Ma due grandi e potenti raggruppamenti di nazioni no possono neppure contentarsi dell’attuale situazione, oberati come sono entrambi dal garvoso costo delle armi moderne, entrambi giustamente allarmati dal costante diffondersi del mortale potere dell’atomo, e pur tuttavia entrambi impegnati a competere per modificare quel precario equilibrio del terrore che temporaneamente argina lo scatenarsi dell’ultima guerra dell’umanità. Pertanto, ricominciamo ex novo, ricordando da ambo le parti che un comportamento civile non è segno  di debolezza e che la sincerità deve sempre essere provata dai fatti. Non dobbiamo  mai negoziare per timore, ma non dobbiamo mai aver timore di negoziare. Che entrambe le parti esplorino i problemi che le uniscono, anziché dibattere quelle che le dividono. Che entrambe le parti, per la prima volta, formulino serie e precise proposte per l’ispezione e il controllo degli armamenti, e pongano il potere assoluto di distruggere altre nazioni sotto l’assoluto controllo di tutte le nazioni. Che entrambe le parti cerchino di suscitare i prodigi anziché gli orrori della scienza. Esploriamo insieme le stelle, conquistiamo insieme i deserti, insieme debelliamo le malattie, scrutiamo le profondità degli oceani e incoraggiamo le arti e i commerci. Che entrambe le parti si uniscano per porre in atto in ogni parte della terra il comando di Isaia: “Rimetti le obbligazioni gravose …rimanda liberi gli oppressi”.
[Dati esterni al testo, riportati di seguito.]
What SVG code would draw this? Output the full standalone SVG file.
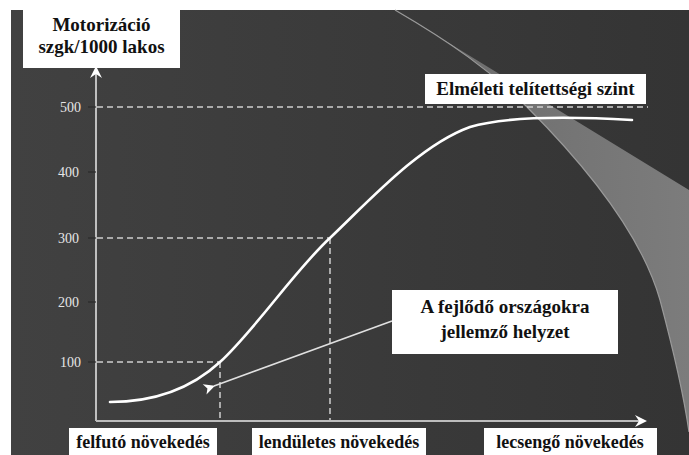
<svg xmlns="http://www.w3.org/2000/svg" width="689" height="455" viewBox="0 0 689 455">
<defs>
<linearGradient id="bg" x1="0" y1="0" x2="1" y2="0">
<stop offset="0" stop-color="#414141"/>
<stop offset="1" stop-color="#343434"/>
</linearGradient>
<linearGradient id="sw" x1="0" y1="0" x2="1" y2="0">
<stop offset="0" stop-color="#6a6a6a"/>
<stop offset="1" stop-color="#7c7c7c"/>
</linearGradient>
<marker id="ah" markerWidth="12" markerHeight="12" refX="1" refY="6" orient="auto" markerUnits="userSpaceOnUse">
<path d="M0,6 L11,0.5 L8,6 L11,11.5 Z" fill="#ffffff"/>
</marker>
</defs>
<style>
.lbl{font-weight:bold;fill:#111;}
.tick{font-size:14px;fill:#e6e6e6;text-anchor:end;}
.dash{stroke:#cfcfcf;stroke-width:1.5;stroke-dasharray:6 4;fill:none;}
.box{fill:#ffffff;}
.tk{stroke:#2a2a2a;stroke-width:1.2;}
</style>
<rect x="0" y="0" width="689" height="455" fill="#ffffff"/>
<rect x="11" y="10" width="678" height="445" fill="url(#bg)"/>
<path d="M395,10 L689,190 L689,432 C683,390 672,345 660,300 C640,230 580,160 527,107 C490,70 450,42 395,10 Z" fill="url(#sw)"/>
<path d="M395,10 C450,42 490,70 527,107 C580,160 640,230 660,300 C672,345 683,390 689,432" fill="none" stroke="#9a9a9a" stroke-width="1.2"/>
<g id="grid">
<line class="dash" x1="97" y1="107" x2="648" y2="107"/>
<line class="dash" x1="97" y1="238" x2="330" y2="238"/>
<line class="dash" x1="330" y1="238" x2="330" y2="420"/>
<line class="dash" x1="97" y1="362" x2="220" y2="362"/>
<line class="dash" x1="220" y1="362" x2="220" y2="420"/>
</g>
<g id="axes" font-family="Liberation Serif, serif">
<line x1="96" y1="421" x2="96" y2="74" stroke="#e0e0e0" stroke-width="1.6"/>
<path d="M96,66 L90,78 L96,74 L102,78 Z" fill="#ffffff"/>
<line x1="96" y1="421" x2="640" y2="421" stroke="#bdbdbd" stroke-width="2"/>
<path d="M647,421 L635,415 L639,421 L635,427 Z" fill="#ffffff"/>
<line class="tk" x1="88" y1="107" x2="96" y2="107"/>
<line class="tk" x1="88" y1="172" x2="96" y2="172"/>
<line class="tk" x1="88" y1="238" x2="96" y2="238"/>
<line class="tk" x1="88" y1="302" x2="96" y2="302"/>
<line class="tk" x1="88" y1="362" x2="96" y2="362"/>
<text class="tick" x="81" y="112">500</text>
<text class="tick" x="79" y="177">400</text>
<text class="tick" x="79" y="243">300</text>
<text class="tick" x="79" y="307">200</text>
<text class="tick" x="81" y="367">100</text>
</g>
<g id="curve">
<path d="M110,402 C160,402 195,385 220,362 C255,330 295,270 330,238 C370,200 420,145 470,127 C510,115 580,117 632,120" fill="none" stroke="#ffffff" stroke-width="2.6" stroke-linecap="round"/>
</g>
<g id="connectors">
<line x1="392" y1="321" x2="214" y2="386" stroke="#e0e0e0" stroke-width="1.6" marker-end="url(#ah)"/>
</g>
<g font-family="Liberation Serif, serif">
<g id="node-yaxis-title">
<rect class="box" x="23" y="0" width="157" height="68"/>
<text class="lbl" x="101.5" y="31" font-size="19" text-anchor="middle">Motorizáció</text>
<text class="lbl" x="101.5" y="53" font-size="19" text-anchor="middle">szgk/1000 lakos</text>
</g>
<g id="node-saturation">
<rect class="box" x="425" y="74" width="221" height="30"/>
<text class="lbl" x="535.5" y="95" font-size="19" text-anchor="middle">Elméleti telítettségi szint</text>
</g>
<g id="node-developing">
<rect class="box" x="392" y="290" width="226" height="64"/>
<text class="lbl" x="505" y="313" font-size="19" text-anchor="middle">A fejlődő országokra</text>
<text class="lbl" x="505" y="338" font-size="19" text-anchor="middle">jellemző helyzet</text>
</g>
<g id="node-phase1">
<rect class="box" x="69" y="428" width="148" height="27"/>
<text class="lbl" x="143" y="448" font-size="18" text-anchor="middle">felfutó növekedés</text>
</g>
<g id="node-phase2">
<rect class="box" x="252" y="428" width="174" height="27"/>
<text class="lbl" x="339" y="448" font-size="18" text-anchor="middle">lendületes növekedés</text>
</g>
<g id="node-phase3">
<rect class="box" x="484" y="428" width="173" height="27"/>
<text class="lbl" x="570" y="448" font-size="18" text-anchor="middle">lecsengő növekedés</text>
</g>
</g>
</svg>
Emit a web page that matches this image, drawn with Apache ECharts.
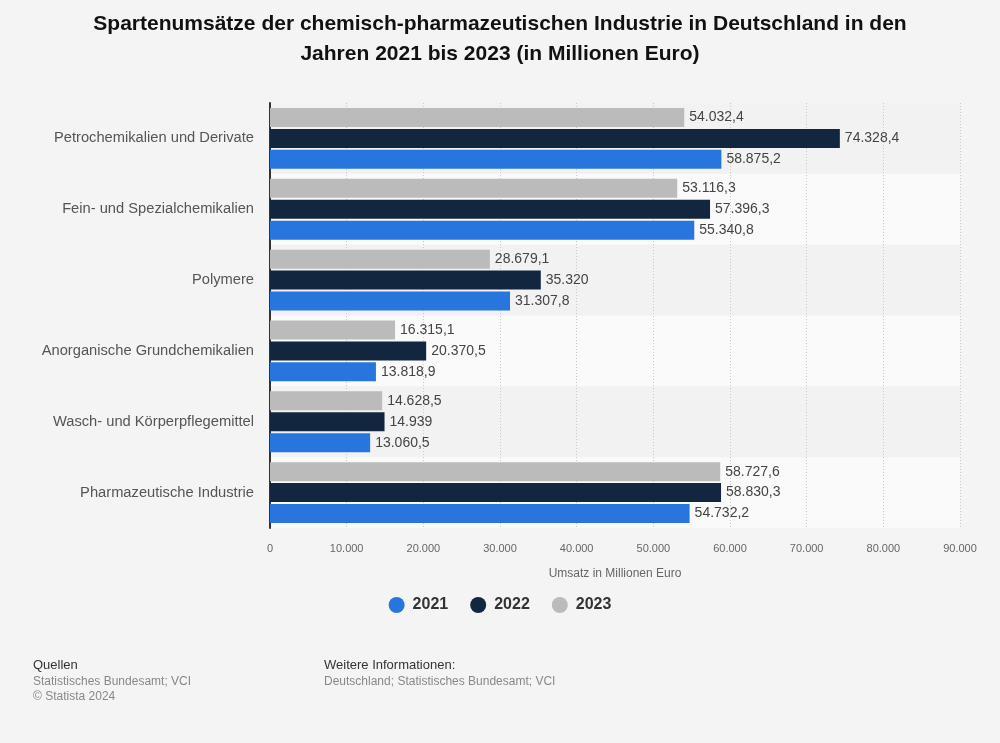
<!DOCTYPE html>
<html>
<head>
<meta charset="utf-8">
<script src="https://cdn.jsdelivr.net/npm/echarts@6/dist/echarts.min.js"></script>
<style>
html,body{margin:0;padding:0;background:#f4f4f4;}
#c{width:1000px;height:743px;}
</style>
</head>
<body>
<div id="c"></div>
<script>
const categories = ["Petrochemikalien und Derivate","Fein- und Spezialchemikalien","Polymere","Anorganische Grundchemikalien","Wasch- und Körperpflegemittel","Pharmazeutische Industrie"];
const v2021 = [58875.2, 55340.8, 31307.8, 13818.9, 13060.5, 54732.2];
const v2022 = [74328.4, 57396.3, 35320, 20370.5, 14939, 58830.3];
const v2023 = [54032.4, 53116.3, 28679.1, 16315.1, 14628.5, 58727.6];
const xTicks = [0,10000,20000,30000,40000,50000,60000,70000,80000,90000];

function fmt(v){
  const neg = v < 0; v = Math.abs(v);
  let intPart = Math.floor(v + 1e-9);
  let dec = Math.round((v - intPart) * 10);
  if (dec === 10) { intPart += 1; dec = 0; }
  const s = String(intPart).replace(/\B(?=(\d{3})+(?!\d))/g, '.');
  return (neg?'-':'') + s + (dec ? ',' + dec : '');
}

const FONT = 'Liberation Sans, Arial, sans-serif';
const chart = echarts.init(document.getElementById('c'));
const lbl = {show:true, position:'right', distance:5, color:'#444', fontSize:14, fontFamily:FONT, formatter:p=>fmt(p.value)};
function ser(name, data, color){
  return {name, type:'bar', data, barWidth:19, barGap:'10%', itemStyle:{color}, label:lbl, emphasis:{disabled:true}};
}
chart.setOption({
  backgroundColor:'#f4f4f4',
  animation:false,
  title:{
    text:'Spartenumsätze der chemisch-pharmazeutischen Industrie in Deutschland in den\nJahren 2021 bis 2023 (in Millionen Euro)',
    left:'center', top:4,
    textStyle:{fontFamily:FONT, fontWeight:'bold', fontSize:21, color:'#111', lineHeight:30}
  },
  legend:{
    data:['2021','2022','2023'], bottom:125, left:'center', icon:'circle', itemWidth:16, itemHeight:16, itemGap:22,
    textStyle:{fontFamily:FONT, fontWeight:'bold', fontSize:16, color:'#333', padding:[0,0,0,3]}
  },
  grid:{left:270, right:40, top:103, bottom:215, containLabel:false},
  xAxis:{
    type:'value', min:0, max:90000, interval:10000,
    name:'Umsatz in Millionen Euro', nameLocation:'middle', nameGap:40,
    nameTextStyle:{color:'#666', fontSize:12, fontFamily:FONT},
    axisLine:{show:false}, axisTick:{show:false},
    axisLabel:{color:'#666', fontSize:11, margin:15, fontFamily:FONT, formatter:v=>fmt(v)},
    splitLine:{show:true, lineStyle:{type:[1,2], color:'#c8c8c8', width:1}}
  },
  yAxis:{
    type:'category', data:categories, inverse:true,
    axisLine:{show:true, lineStyle:{color:'#333', width:2}},
    axisTick:{show:false},
    axisLabel:{color:'#555', fontSize:14.7, margin:16, fontFamily:FONT},
    splitArea:{show:true, areaStyle:{color:['#f2f2f2','#fafafa']}}
  },
  series:[
    ser('2023', v2023, '#bbbbbb'),
    ser('2022', v2022, '#12263f'),
    ser('2021', v2021, '#2876dd')
  ],
  graphic:[
    {type:'text', left:33, top:659, style:{text:'Quellen', fill:'#333', fontSize:13, fontFamily:FONT}},
    {type:'text', left:33, top:676, style:{text:'Statistisches Bundesamt; VCI', fill:'#888', fontSize:12, fontFamily:FONT}},
    {type:'text', left:33, top:691, style:{text:'© Statista 2024', fill:'#888', fontSize:12, fontFamily:FONT}},
    {type:'text', left:324, top:659, style:{text:'Weitere Informationen:', fill:'#333', fontSize:13, fontFamily:FONT}},
    {type:'text', left:324, top:676, style:{text:'Deutschland; Statistisches Bundesamt; VCI', fill:'#888', fontSize:12, fontFamily:FONT}}
  ]
});
</script>
</body>
</html>
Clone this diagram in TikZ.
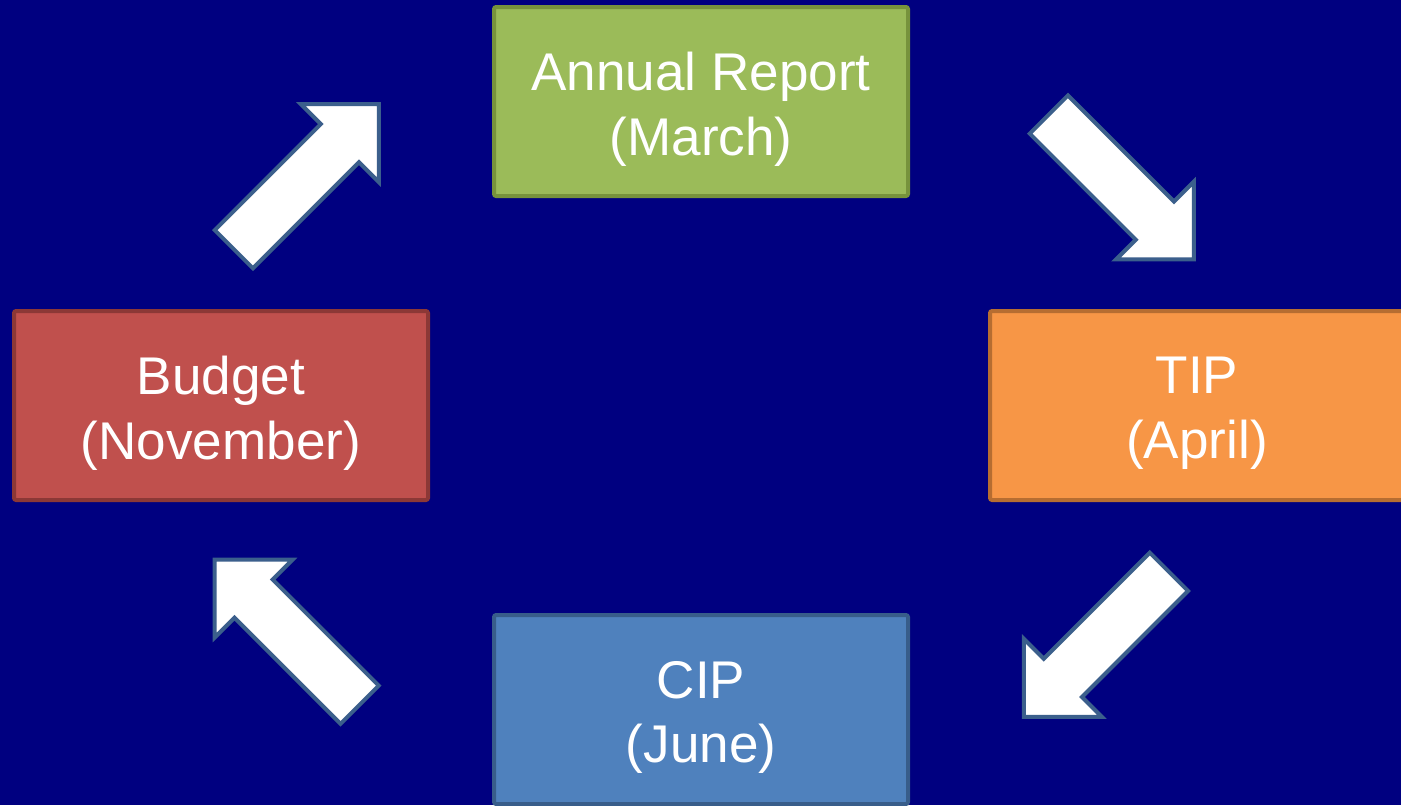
\documentclass[tikz,border=0pt]{standalone}
\usepackage{fontspec}
\setmainfont{Liberation Sans}
\usetikzlibrary{shapes.arrows}
\definecolor{bgnavy}{HTML}{000080}
\definecolor{greenfill}{HTML}{9BBB59}
\definecolor{greenline}{HTML}{77933C}
\definecolor{redfill}{HTML}{C0504D}
\definecolor{redline}{HTML}{8C3836}
\definecolor{orangefill}{HTML}{F79646}
\definecolor{orangeline}{HTML}{B66D31}
\definecolor{bluefill}{HTML}{4F81BD}
\definecolor{blueline}{HTML}{385D8A}
\definecolor{arrowline}{HTML}{3B5F8C}
\tikzset{
  stepbox/.style={draw, line width=0.04cm, rounded corners=0.6pt,
    minimum width=4.14cm, minimum height=1.89cm, inner sep=0pt},
  steptext/.style={text=white, align=center, inner sep=0pt,
    font=\fontsize{15.1}{18.4}\selectfont},
  blockarrow/.style={single arrow, draw=arrowline, fill=white, line width=0.04cm,
    minimum height=2.05cm, single arrow head extend=0.28cm,
    single arrow tip angle=90, inner xsep=0pt, inner ysep=0.25cm, anchor=tail}
}
\begin{document}
\begin{tikzpicture}
\useasboundingbox (0,0) rectangle (14.01,-8.05);
\clip (0,0) rectangle (14.01,-8.05);
\fill[bgnavy] (0,0) rectangle (14.01,-8.05);
\node[stepbox, fill=greenfill, draw=greenline] (annual) at (7.01,-1.015) {};
\node[stepbox, fill=redfill, draw=redline] (budget) at (2.21,-4.055) {};
\node[stepbox, fill=orangefill, draw=orangeline] (tip) at (11.97,-4.055) {};
\node[stepbox, fill=bluefill, draw=blueline] (cip) at (7.01,-7.095) {};
\node[steptext] (annualtext) at ([yshift=-0.08cm]annual.center) {Annual Report\\(March)};
\node[steptext] (budgettext) at ([yshift=-0.08cm]budget.center) {Budget\\(November)};
\node[steptext] (tiptext) at ([yshift=-0.08cm]tip.center) {TIP\\(April)};
\node[steptext] (ciptext) at ([yshift=-0.08cm]cip.center) {CIP\\(June)};
\node[blockarrow, rotate=45] (a1) at (2.324,-2.506) {};
\node[blockarrow, rotate=-45] (a2) at (10.474,-1.131) {};
\node[blockarrow, rotate=-135] (a3) at (11.703,-5.704) {};
\node[blockarrow, rotate=135] (a4) at (3.611,-7.061) {};
\end{tikzpicture}
\end{document}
E se una testa di ponte di collaborazione potrà far arretrare la giungla del sospetto, che entrambe la parti si uniscano in un nuova impresa:nel creare non già un nuovo equilibrio di potenza, bensì un nuovo mondo basato sul diritto, in cui i forti siano giusti e i deboli sicuri e la pace sia preservata. Tutto ciò non potrà essere portato a termine nei primi cento giorni, né nei primi mille giorni, né nel corso di questa amministrazione, e nemmeno forse nel corso della nostra esistenza su questo pianeta. Purtuttavia poniamoci all’opera.